Records from a data source:
┌────────
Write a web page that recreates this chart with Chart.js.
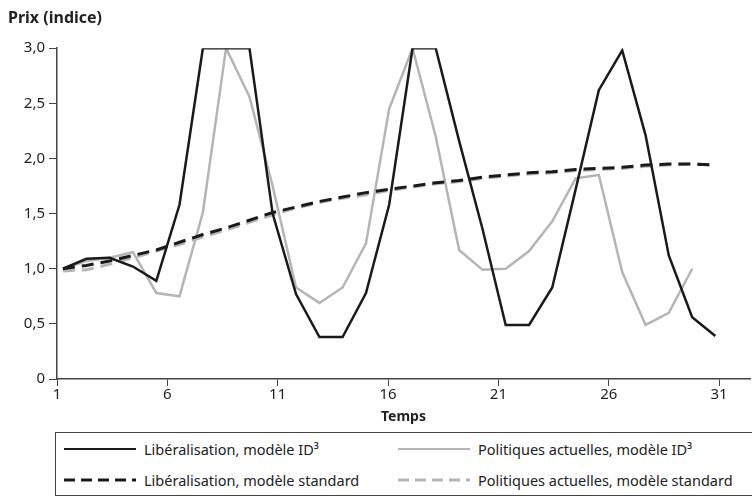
<!DOCTYPE html>
<html lang="fr">
<head>
<meta charset="UTF-8">
<title>Prix (indice)</title>
<style>
  body { margin: 0; background: #fff; font-family: "Noto Sans", sans-serif; }
  #wrap { position: relative; width: 752px; height: 499px; overflow: hidden; }
  #chartBox { position: absolute; left: 0; top: 0; width: 752px; height: 425px; }
  #legend {
    position: absolute; left: 55px; top: 432px; width: 700px; height: 64px;
    border: 1px solid #444; box-sizing: border-box;
    font-size: 14.5px; color: #222;
  }
  .item { position: absolute; display: flex; align-items: center; height: 20px; white-space: nowrap; }
  .item svg { margin-right: 8px; }
</style>
</head>
<body>
<div id="wrap">
  <div id="chartBox"><canvas id="prix"></canvas></div>
  <div id="legend"></div>
</div>
<script src="https://cdn.jsdelivr.net/npm/chart.js"></script>
<script>
// temps (position of each simulated period on the time axis)
const temps = [1.27, 2.33, 3.38, 4.44, 5.50, 6.55, 7.61, 8.66, 9.72, 10.77,
               11.83, 12.89, 13.94, 15.00, 16.05, 17.11, 18.16, 19.22, 20.28, 21.33,
               22.39, 23.44, 24.50, 25.55, 26.61, 27.67, 28.72, 29.78, 30.83];

const libId3 = [1.00, 1.09, 1.10, 1.02, 0.89, 1.58, 3.00, 3.00, 3.00, 1.50,
                0.77, 0.38, 0.38, 0.78, 1.58, 3.00, 3.00, 2.16, 1.36, 0.49,
                0.49, 0.83, 1.72, 2.62, 2.98, 2.21, 1.12, 0.56, 0.39];
const polId3 = [1.00, 1.07, 1.10, 1.15, 0.78, 0.75, 1.51, 3.00, 2.56, 1.75,
                0.83, 0.69, 0.83, 1.23, 2.45, 3.00, 2.20, 1.17, 0.99, 1.00,
                1.16, 1.43, 1.82, 1.85, 0.97, 0.49, 0.60, 1.00];
const libStd = [1.00, 1.03, 1.07, 1.12, 1.17, 1.24, 1.31, 1.37, 1.44, 1.51,
                1.56, 1.61, 1.65, 1.69, 1.72, 1.75, 1.78, 1.80, 1.83, 1.85,
                1.87, 1.88, 1.90, 1.91, 1.92, 1.94, 1.95, 1.95, 1.94];
const polStd = [0.98, 0.99, 1.04, 1.10, 1.16, 1.22, 1.29, 1.35, 1.42, 1.49,
                1.55, 1.60, 1.64, 1.67, 1.71, 1.74, 1.77, 1.79, 1.82, 1.84,
                1.86, 1.87, 1.89, 1.90, 1.91, 1.93, 1.94, 1.95, 1.94];

const xTicks = [1, 6, 11, 16, 21, 26, 31];
const labels = ['Libéralisation, modèle ID³', 'Politiques actuelles, modèle ID³',
                'Libéralisation, modèle standard', 'Politiques actuelles, modèle standard'];

const BLACK = '#1a1a1a';
const GREY = '#b5b5b5';
const FONT = '"Noto Sans", sans-serif';

function pts(vals) {
    return vals.map(function (v, i) { return { x: temps[i], y: v }; });
}

const series = [
    { label: labels[0], data: pts(libId3), borderColor: BLACK, borderWidth: 2.5, order: 0 },
    { label: labels[1], data: pts(polId3), borderColor: GREY, borderWidth: 2.5, order: 2 },
    { label: labels[2], data: pts(libStd), borderColor: BLACK, borderWidth: 3, borderDash: [12, 7], order: 1 },
    { label: labels[3], data: pts(polStd), borderColor: GREY, borderWidth: 3, borderDash: [12, 7], order: 3 }
];
series.forEach(function (s) {
    s.pointRadius = 0;
    s.fill = false;
    s.tension = 0;
    s.borderJoinStyle = 'miter';
});

new Chart(document.getElementById('prix'), {
    type: 'line',
    data: { datasets: series },
    options: {
        responsive: true,
        maintainAspectRatio: false,
        animation: false,
        layout: { padding: { left: 8, right: 2, top: 0, bottom: 0 } },
        plugins: {
            legend: { display: false },
            tooltip: { enabled: false },
            title: {
                display: true,
                text: 'Prix (indice)',
                align: 'start',
                color: '#222',
                font: { family: FONT, size: 16, weight: 'bold' },
                padding: { top: 9, bottom: 20 }
            }
        },
        scales: {
            x: {
                type: 'linear',
                min: 1,
                max: 32.4,
                afterBuildTicks: function (scale) {
                    scale.ticks = xTicks.map(function (v) { return { value: v }; });
                },
                afterFit: function (scale) { scale.height = 46; },
                grid: { drawOnChartArea: false, drawTicks: true, tickLength: 7, color: '#444' },
                border: { display: true, color: '#444', width: 1.5 },
                ticks: { color: '#222', font: { family: FONT, size: 15 }, padding: 0, maxRotation: 0 },
                title: {
                    display: true, text: 'Temps', color: '#222',
                    font: { family: FONT, size: 14, weight: 'bold' },
                    padding: { top: 0, bottom: 0 }
                }
            },
            y: {
                min: 0,
                max: 3,
                afterFit: function (scale) { scale.width = 49; },
                grid: { drawOnChartArea: false, drawTicks: true, tickLength: 8, color: '#444' },
                border: { display: true, color: '#444', width: 1.5 },
                ticks: {
                    stepSize: 0.5,
                    color: '#222',
                    padding: 4,
                    font: { family: FONT, size: 15 },
                    callback: function (v) { return v === 0 ? '0' : v.toFixed(1).replace('.', ','); }
                }
            }
        }
    }
});

// legend drawn as HTML below the chart
const legendPos = [
    { left: 8, top: 6, i: 0 },
    { left: 342, top: 6, i: 1 },
    { left: 8, top: 37, i: 2 },
    { left: 342, top: 37, i: 3 }
];
const legend = document.getElementById('legend');
legendPos.forEach(function (p) {
    const s = series[p.i];
    const dash = s.borderDash ? 'stroke-dasharray="11 6"' : '';
    const el = document.createElement('div');
    el.className = 'item';
    el.style.left = p.left + 'px';
    el.style.top = p.top + 'px';
    el.innerHTML = '<svg width="72" height="6"><line x1="0" y1="3" x2="72" y2="3" stroke="' +
        s.borderColor + '" stroke-width="' + (s.borderDash ? 3 : 2.2) + '" ' + dash + '/></svg>' +
        '<span>' + s.label + '</span>';
    legend.appendChild(el);
});
</script>
</body>
</html>
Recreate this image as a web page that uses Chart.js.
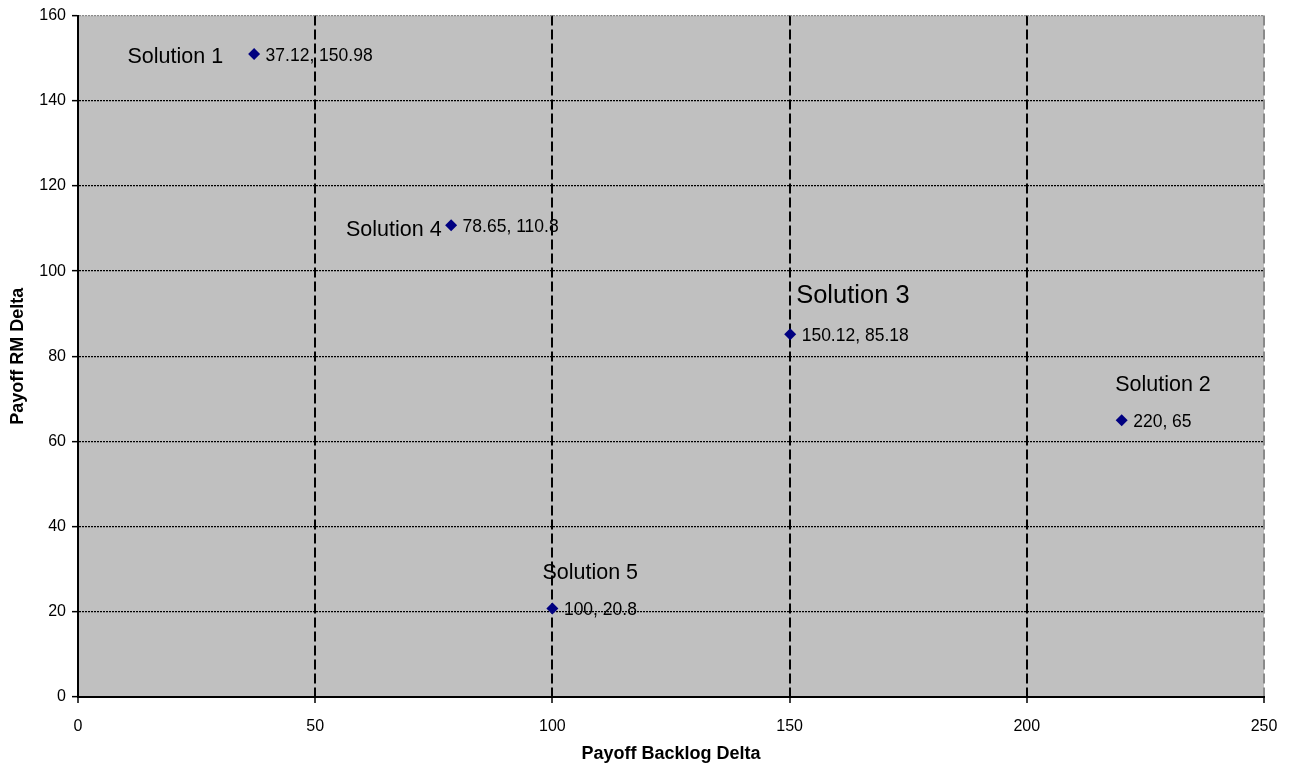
└────────
◆ **EXERCISE TASK**
Your task is to return the lines above, from the first one up to and including the line containing "22.39, 23.44, 24.50, 25.55, 26.61, 27.67, 28.72, 29.78, 30.83];", minus any pictures.

◆ **WRITTEN REPLY**
Write a web page that recreates this chart with Chart.js.
<!DOCTYPE html>
<html lang="fr">
<head>
<meta charset="UTF-8">
<title>Prix (indice)</title>
<style>
  body { margin: 0; background: #fff; font-family: "Noto Sans", sans-serif; }
  #wrap { position: relative; width: 752px; height: 499px; overflow: hidden; }
  #chartBox { position: absolute; left: 0; top: 0; width: 752px; height: 425px; }
  #legend {
    position: absolute; left: 55px; top: 432px; width: 700px; height: 64px;
    border: 1px solid #444; box-sizing: border-box;
    font-size: 14.5px; color: #222;
  }
  .item { position: absolute; display: flex; align-items: center; height: 20px; white-space: nowrap; }
  .item svg { margin-right: 8px; }
</style>
</head>
<body>
<div id="wrap">
  <div id="chartBox"><canvas id="prix"></canvas></div>
  <div id="legend"></div>
</div>
<script src="https://cdn.jsdelivr.net/npm/chart.js"></script>
<script>
// temps (position of each simulated period on the time axis)
const temps = [1.27, 2.33, 3.38, 4.44, 5.50, 6.55, 7.61, 8.66, 9.72, 10.77,
               11.83, 12.89, 13.94, 15.00, 16.05, 17.11, 18.16, 19.22, 20.28, 21.33,
               22.39, 23.44, 24.50, 25.55, 26.61, 27.67, 28.72, 29.78, 30.83];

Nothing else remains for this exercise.